There’s Matt Lauer on the Today Show. There’s Ann Curry. How odd those two would be among the high-profile news anchors presented. Given the events of recent months, it’s a knee-jerk reaction to question why Lauer wasn’t quickly and easily cut from the movie. After all, Ridley Scott took the unprecedented move of reshooting entire scenes in All the Money in the World in order to excise Kevin Spacey following the rise of sexual misconduct allegations.

But I, Tonya first screened at the Toronto International Film Festival back in September, long before Lauer became a part of the #MeToo movement. It’s off-topic to question why such a mediocre journalist pulled down a multi-million-dollar annual salary, one that his replacement, Hoda Kotb, surely won’t be seeing any time soon, regardless of her higher Q Score.

And Ann Curry? There was scandal and gossip about Lauer’s role in her departure from NBC.

No. Lauer is every bit a part of the much greater Harding story. The unseemly side of how those unseemly stories get covered — and by whom.

Skategate was, in some respects, the beginning of the end of American media civility. That was January 1994. In June 1994, there was the O.J. incident: two dead people and a bizarre chase on an L.A. freeway with a former football star in a Ford Bronco. I, Tonya captures that crazy moment with a brief clip.

And from there, news media begins its descent to where it is now, with questions of “fake news” in the headlines even as Tonya, through Robbie, comments on how there is no such thing as truth — everyone has their own truth.

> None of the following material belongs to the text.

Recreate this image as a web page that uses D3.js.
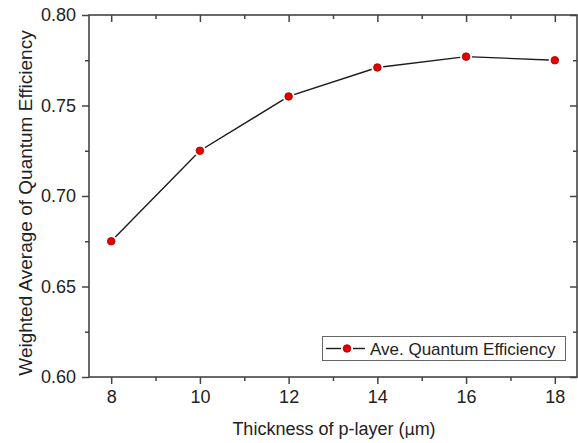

As reporter Martin Maddox (Bobby Cannavale, Ant-Man)  points out, Hard Copy was the premier tabloid news show back in the Harding days. The mainstream media would eventually follow suit.

It all swirls together.

I, Tonya is a biting look at Tonya Harding’s life story. It’d qualify as pure satire if it weren’t true. But there’s so much more to it as the movie puts this period — the mid-’90s — in a fresh perspective in terms of pop culture, the media and broader societal behaviors. The ice shavings from the Harding/Kerrigan incident were merely the core of what’s become a huge snowball.